Radial Stark Effect in (In,Ga)N Nanowires.

We study the luminescence of unintentionally doped and Si-doped InxGa1-xN nanowires with a low In content (x < 0.2) grown by molecular beam epitaxy on Si substrates. The emission band observed at 300 K from the unintentionally doped samples is centered at much lower energies (800 meV) than expected from the In content measured by X-ray diffractometry and energy dispersive X-ray spectroscopy. This discrepancy arises from the pinning of the Fermi level at the sidewalls of the nanowires, which gives rise to strong radial built-in electric fields. The combination of the built-in electric fields with the compositional fluctuations inherent to (In,Ga)N alloys induces a competition between spatially direct and indirect recombination channels.
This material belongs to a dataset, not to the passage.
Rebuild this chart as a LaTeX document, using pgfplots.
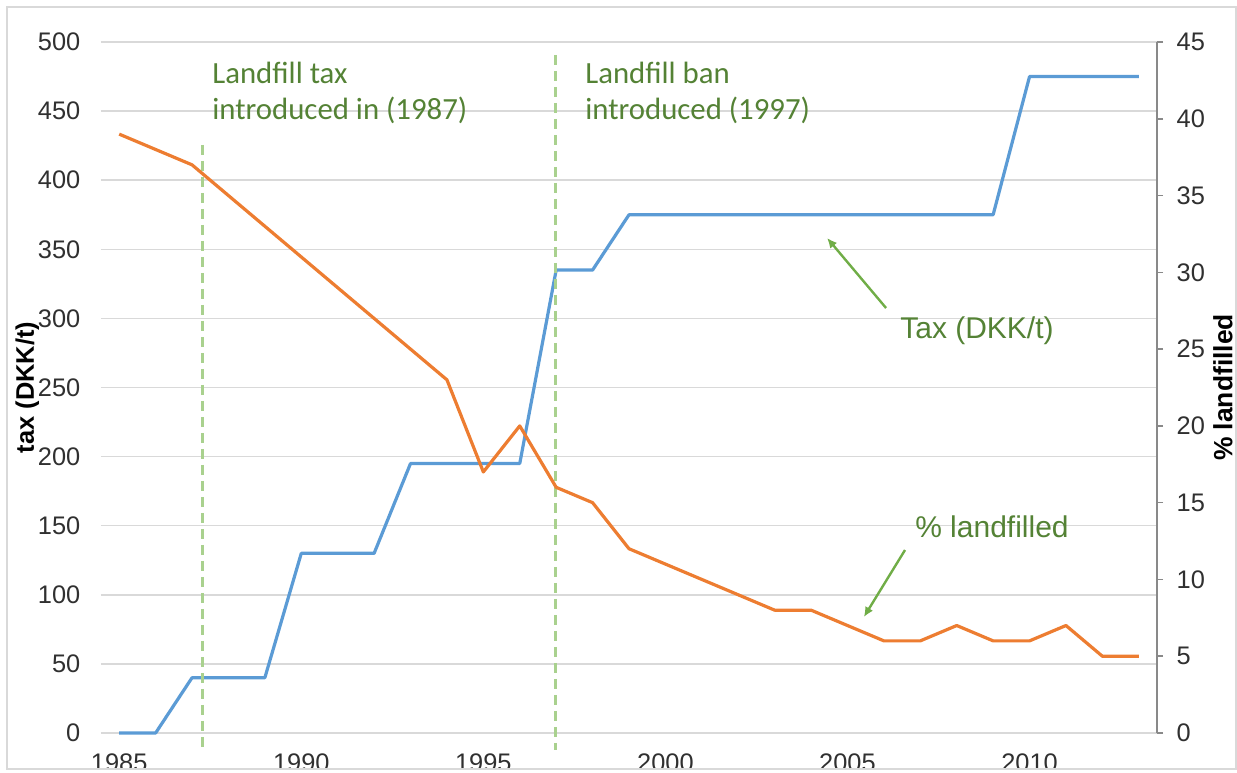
\documentclass[border=0pt]{standalone}
\usepackage{pgfplots}
\pgfplotsset{compat=1.18}
\usepackage{fontspec}
\setmainfont{Liberation Sans}
\newfontfamily\calibri{Carlito}
\usetikzlibrary{arrows.meta}
\definecolor{cblue}{HTML}{5B9BD5}
\definecolor{corange}{HTML}{ED7D31}
\definecolor{cdash}{HTML}{A9D18E}
\definecolor{ctext}{HTML}{548235}
\definecolor{carrow}{HTML}{70AD47}
\definecolor{cgrid}{HTML}{D9D9D9}
\definecolor{caxis}{HTML}{898989}
\definecolor{ctick}{HTML}{303030}
\begin{document}
\begin{tikzpicture}
\path[use as bounding box] (-50.5pt,-19.5pt) rectangle (568pt,366.5pt);
\begin{scope}
\clip (-47pt,-18pt) rectangle (567.5pt,363pt);
\begin{axis}[
  at={(0,0)}, anchor=south west,
  scale only axis, width=528pt, height=345.5pt,
  xmin=1984.5, xmax=2013.5, ymin=0, ymax=500,
  xtick={1985,1990,...,2010}, ytick={0,50,...,500},
  ymajorgrids, grid style={draw=cgrid, line width=0.75pt},
  axis line style={draw=none}, major tick length=0pt, tick style={draw=none},
  /pgf/number format/assume math mode=true,
  /pgf/number format/1000 sep={},
  tick label style={font=\fontsize{12.7}{15}\selectfont, text=ctick},
  xticklabel style={yshift=-6.8pt},
  yticklabel style={xshift=-6.8pt},
  ylabel={tax (DKK/t)},
  ylabel style={at={(axis description cs:-0.0697,0.5)}, anchor=center, font=\bfseries\fontsize{12.7}{15}\selectfont, text=black},
  clip=false,
]
\addplot[cblue, line width=1.6pt, line join=round] coordinates {
(1985,0)(1986,0)(1987,40)(1988,40)(1989,40)(1990,130)(1991,130)(1992,130)
(1993,195)(1994,195)(1995,195)(1996,195)(1997,335)(1998,335)(1999,375)
(2000,375)(2001,375)(2002,375)(2003,375)(2004,375)(2005,375)(2006,375)
(2007,375)(2008,375)(2009,375)(2010,475)(2011,475)(2012,475)(2013,475)};
\addplot[cdash, line width=1.5pt, dash pattern=on 5pt off 3pt] coordinates {(1987.30,425.5)(1987.30,-13.7)};
\addplot[cdash, line width=1.5pt, dash pattern=on 5pt off 3pt] coordinates {(1996.97,490.6)(1996.97,-12.3)};
\node[anchor=base west, inner sep=0pt, text=ctext, font=\calibri\fontsize{15.4}{18}\selectfont] at (axis cs:1987.548,470.1) {Landfill tax};
\node[anchor=base west, inner sep=0pt, text=ctext, font=\calibri\fontsize{15.4}{18}\selectfont] at (axis cs:1987.548,443.6) {introduced in (1987)};
\node[anchor=base west, inner sep=0pt, text=ctext, font=\calibri\fontsize{15.4}{18}\selectfont] at (axis cs:1997.79,470.1) {Landfill ban};
\node[anchor=base west, inner sep=0pt, text=ctext, font=\calibri\fontsize{15.4}{18}\selectfont] at (axis cs:1997.79,443.6) {introduced (1997)};
\node[anchor=base west, inner sep=0pt, text=ctext, font=\fontsize{15}{18}\selectfont] at (axis cs:2006.44,285.8) {Tax (DKK/t)};
\node[anchor=base west, inner sep=0pt, text=ctext, font=\fontsize{15}{18}\selectfont] at (axis cs:2006.85,141.8) {\% landfilled};
\draw[carrow, line width=1.2pt, -{Latex[length=5pt,width=4.5pt]}] (axis cs:2006.06,307.5) -- (axis cs:2004.44,358.2);
\draw[carrow, line width=1.2pt, -{Latex[length=5pt,width=4.5pt]}] (axis cs:2006.58,132.4) -- (axis cs:2005.45,83.9);
\end{axis}
\begin{axis}[
  at={(0,0)}, anchor=south west,
  scale only axis, width=528pt, height=345.5pt,
  xmin=1984.5, xmax=2013.5, ymin=0, ymax=45,
  axis x line=none, axis y line*=right,
  ytick={0,5,...,45},
  axis line style={draw=caxis, line width=0.75pt},
  ytick style={draw=caxis, line width=0.75pt},
  tick align=outside, major tick length=3pt,
  /pgf/number format/assume math mode=true,
  tick label style={font=\fontsize{12.7}{15}\selectfont, text=ctick},
  yticklabel style={xshift=3.3pt},
  ylabel={\% landfilled},
  ylabel style={at={(axis description cs:1.0625,0.5)}, anchor=center, font=\bfseries\fontsize{13.2}{15}\selectfont, text=black},
  clip=false,
]
\addplot[corange, line width=1.6pt, line join=round] coordinates {
(1985,39)(1986,38)(1987,37)(1988,35)(1989,33)(1990,31)(1991,29)(1992,27)
(1993,25)(1994,23)(1995,17)(1996,20)(1997,16)(1998,15)(1999,12)(2000,11)
(2001,10)(2002,9)(2003,8)(2004,8)(2005,7)(2006,6)(2007,6)(2008,7)(2009,6)
(2010,6)(2011,7)(2012,5)(2013,5)};
\end{axis}
\end{scope}
\draw[cgrid, line width=0.75pt] (-47pt,-18pt) rectangle (567.5pt,363pt);
\end{tikzpicture}
\end{document}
At elevated temperatures, electrons at the core of the nanowire recombine with holes close to the surface, and the emission from unintentionally doped nanowires exhibits a Stark shift of several hundreds of meV. The competition between spatially direct and indirect transitions is analyzed as a function of temperature for samples with various Si concentrations. We propose that the radial Stark effect is responsible for the broadband absorption of (In,Ga)N nanowires across the entire visible range, which makes these nanostructures a promising platform for solar energy applications.